Looking Ahead: Will It Become Default?
If the preview proves stable, the profile will be flipped on by default in a production-level update. Given Microsoft’s cautious rollout style, the company is likely monitoring telemetry for any unexpected spikes in battery drain or system crashes before making the call. So far, no critical bugs have been reported.
One open question is whether the profile will be user-adjustable. Power users might want to tweak the duration or aggressiveness of the frequency boost. Right now, the settings are not exposed in the Control Panel or Power Options, but a future Power Throttling policy or hidden Performance Mode toggle could offer that granularity.
Another possibility is an adaptive implementation: the system could learn a user’s habits and pre-boost cores just before they typically open Start in the morning, for example. That’s speculative, but it aligns with Microsoft’s increasing use of machine learning in Windows.
Actionable Takeaways
If you’re on 24H2 or 25H2, installing KB5089573 is a no-brainer. The performance gain is real, the risks are minimal, and you’ll help Microsoft validate the improvement for a wider audience. Even if you don’t “feel” the difference consciously, your muscle memory will thank you.

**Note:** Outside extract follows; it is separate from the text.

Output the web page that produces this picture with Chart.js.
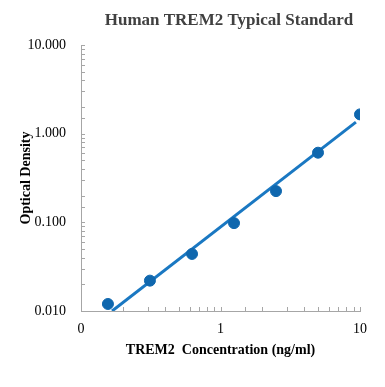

For IT administrators, there’s little to fear. The update doesn’t alter security settings, network policies, or Group Policy. It’s a pure client-side optimization. Deploy it in your testing rings and watch for any unusual behavior, but expect a smooth ride.
For those on older Windows versions, this is another reason to upgrade. The 24H2 feature update brought numerous performance enhancements, and now the servicing stack is delivering even more. Windows 10 may be stable, but it won’t see these kinds of intelligent hardware integrations.
The upshot: with a tiny, intelligent burst of CPU power, Microsoft is trimming the most irritating friction points from Windows 11. Start, Search, and Action Center now feel like they belong on a 2025 PC—even if that PC was built in 2018.